The leaflets which appeared in various parts of Yerevan on Sunday described Crimea and other internationally recognized parts of Ukraine as well as Georgia and Kazakhstan as Russian territory. They also called for Nagorno-Karabakh to be incorporated into Russia.
Gegham Manukian, a lawmaker representing Hayastan, insisted that the bloc headed by former President Robert Kocharian has nothing to do with the leaflets which he said are aimed at discrediting it.
“The level of organization, the quality of printing, the use of the Hayastan alliance’s emblems shows that this is a well-organized provocation against the Hayastan alliance, its parliamentary group and the opposition [as a whole,]” he told RFE/RL’s Armenian Service.
Manukian said law-enforcement bodies must launch an inquiry. “Instead of executing stupid orders of Nikol [Pashinian,] the National Security Service should deal with such dangerous provocations,” he said.
The NSS did not immediately react to the demand. A spokesman for the Armenian police said, meanwhile, that they are not investigating the matter because they have not yet received any formal complaints.

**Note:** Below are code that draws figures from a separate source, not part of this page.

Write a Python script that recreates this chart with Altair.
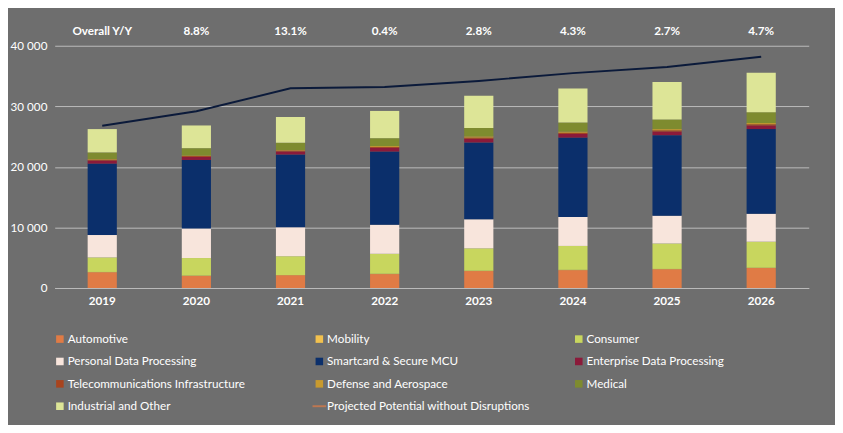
import altair as alt
import pandas as pd

years = ["2019", "2020", "2021", "2022", "2023", "2024", "2025", "2026"]
segments = ["Automotive", "Mobility", "Consumer", "Personal Data Processing",
            "Smartcard & Secure MCU", "Enterprise Data Processing",
            "Telecommunications Infrastructure", "Defense and Aerospace",
            "Medical", "Industrial and Other"]
colors = ["#E07B45", "#F2C14E", "#C8D65E", "#F8E5DC", "#0B2F6B",
          "#8B1A3A", "#A8441E", "#C89A2E", "#7E8B2F", "#DDE597"]

automotive = [2600, 2000, 2100, 2300, 2800, 2950, 3100, 3300]
mobility = [50, 50, 50, 50, 50, 50, 50, 50]
consumer = [2400, 2900, 3100, 3300, 3700, 3950, 4200, 4300]
personal = [3700, 4900, 4800, 4800, 4800, 4800, 4600, 4600]
smartcard = [11800, 11300, 12000, 12100, 12700, 13100, 13300, 14000]
enterprise = [500, 500, 500, 600, 600, 600, 600, 600]
telecom = [150, 150, 150, 150, 200, 200, 200, 200]
defense = [100, 100, 100, 150, 200, 200, 200, 200]
medical = [1100, 1200, 1200, 1300, 1400, 1500, 1600, 1800]
industrial = [3850, 3750, 4250, 4500, 5300, 5600, 6200, 6500]
projected = [26800, 29200, 33000, 33200, 34200, 35500, 36500, 38200]
yoy_labels = ["Overall Y/Y", "8.8%", "13.1%", "0.4%", "2.8%", "4.3%", "2.7%", "4.7%"]

series = [automotive, mobility, consumer, personal, smartcard, enterprise,
          telecom, defense, medical, industrial]
rows = []
for si, (name, vals) in enumerate(zip(segments, series)):
    for y, v in zip(years, vals):
        rows.append({"Year": y, "Segment": name, "Value": v, "order": si})
bars_df = pd.DataFrame(rows)
line_df = pd.DataFrame({"Year": years, "Value": projected})
yoy_df = pd.DataFrame({"Year": years, "Label": yoy_labels, "Value": [42500] * 8})

FONT = "Lato"
x_enc = alt.X("Year:N", title=None, scale=alt.Scale(paddingInner=0.69, paddingOuter=0.35),
              axis=alt.Axis(labelAngle=0, labelColor="white", labelFontWeight="bold",
                            labelFontSize=12, labelPadding=8, ticks=False,
                            domainColor="#BBBBBB", labelFont=FONT))

bars = alt.Chart(bars_df).mark_bar().encode(
    x=x_enc,
    y=alt.Y("Value:Q", title=None, scale=alt.Scale(domain=[0, 45000], nice=False),
            axis=alt.Axis(values=list(range(0, 45001, 5000)), gridColor="#BDBDBD",
                          domain=False, ticks=False, labelColor="white",
                          labelFontSize=12, labelFont=FONT, labelPadding=8,
                          labelOverlap=False, labelFlush=False,
                          labelExpr="replace(format(datum.value, ','), ',', ' ')")),
    color=alt.Color("Segment:N", scale=alt.Scale(domain=segments, range=colors), legend=None),
    order=alt.Order("order:Q"),
)

line = alt.Chart(line_df).mark_line(color="#0B1A3A", strokeWidth=2).encode(
    x="Year:N", y="Value:Q")

yoy = alt.Chart(yoy_df).mark_text(color="white", fontWeight="bold", fontSize=12, font=FONT).encode(
    x="Year:N", y="Value:Q", text="Label:N")

main = alt.layer(bars, line, yoy).properties(width=775, height=280)

legend_names = segments + ["Projected Potential without Disruptions"]
legend_colors = colors + ["#0B1A3A"]
leg_df = pd.DataFrame({
    "name": legend_names,
    "col": [i % 3 for i in range(len(legend_names))],
    "row": [i // 3 for i in range(len(legend_names))],
    "kind": ["bar"] * 10 + ["line"],
})
lx = alt.X("col:O", axis=None, scale=alt.Scale(paddingInner=0, paddingOuter=0, align=0))
ly = alt.Y("row:O", axis=None, scale=alt.Scale(paddingInner=0, paddingOuter=0))
lcol = alt.Color("name:N", scale=alt.Scale(domain=legend_names, range=legend_colors), legend=None)

sq = alt.Chart(leg_df).transform_filter("datum.kind == 'bar'").mark_square(
    size=60, opacity=1, xOffset=-128).encode(x=lx, y=ly, color=lcol)
ln = alt.Chart(leg_df).transform_filter("datum.kind == 'line'").mark_tick(
    orient="horizontal", size=14, thickness=2, xOffset=-128, angle=90).encode(x=lx, y=ly, color=lcol)
txt = alt.Chart(leg_df).mark_text(align="left", color="white", fontSize=12, font=FONT,
                                  dx=-120).encode(x=lx, y=ly, text="name:N")
legend = alt.layer(sq, ln, txt).properties(width=800, height=92)

chart = alt.vconcat(main, legend, spacing=22).properties(
    padding={"left": 2, "top": 2, "right": 2, "bottom": 2}
).configure(
    background="#6E6E6E"
).configure_view(stroke=None)

chart.save("out.html", embed_options={"renderer": "svg", "actions": False})
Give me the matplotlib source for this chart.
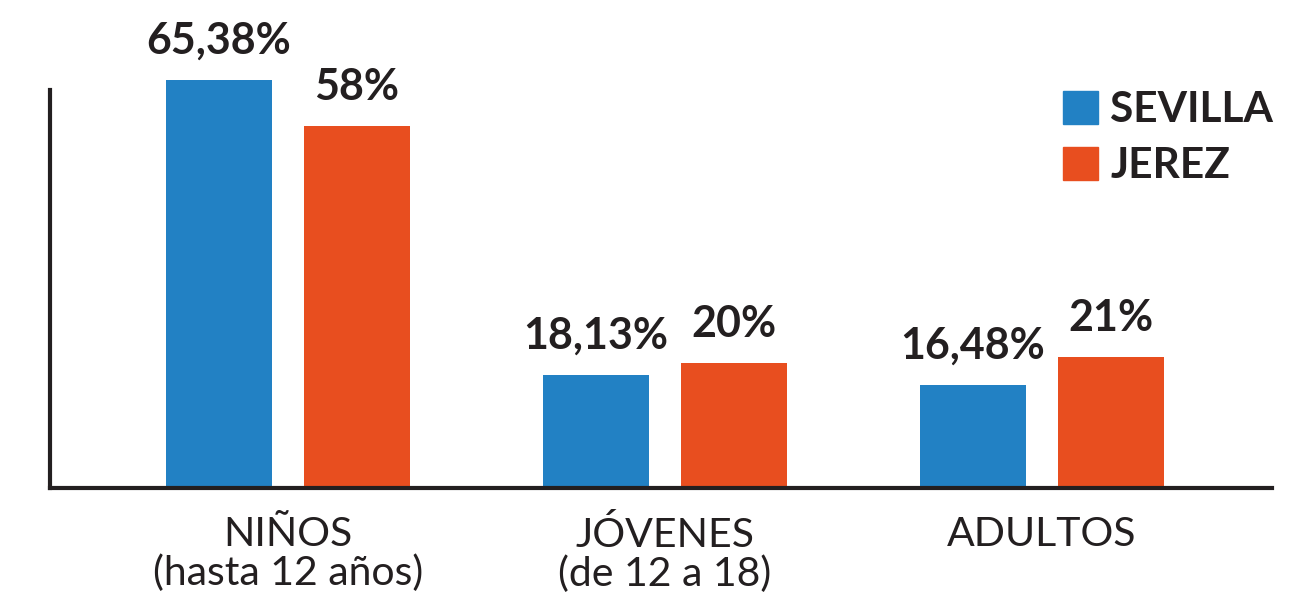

Manukian refused to comment on the content of the leaflets, saying that the “provocateurs” wanted Hayastan to do just that.
The Armenian government has refrained from publicly criticizing Russia’s invasion of Ukraine, let alone joining Western sanctions imposed on Moscow. Armenia’s main opposition groups have adopted a similar position on the continuing conflict.
The pro-Russian leaflets were disseminated by unknown individuals just days after the Russian Embassy in Yerevan sent a rare protest note to the Armenian Foreign Ministry. The embassy demanded action against Armenian fringe groups and activists that implicated Moscow in last week’s massive explosion at a Yerevan market that left at least 16 people dead.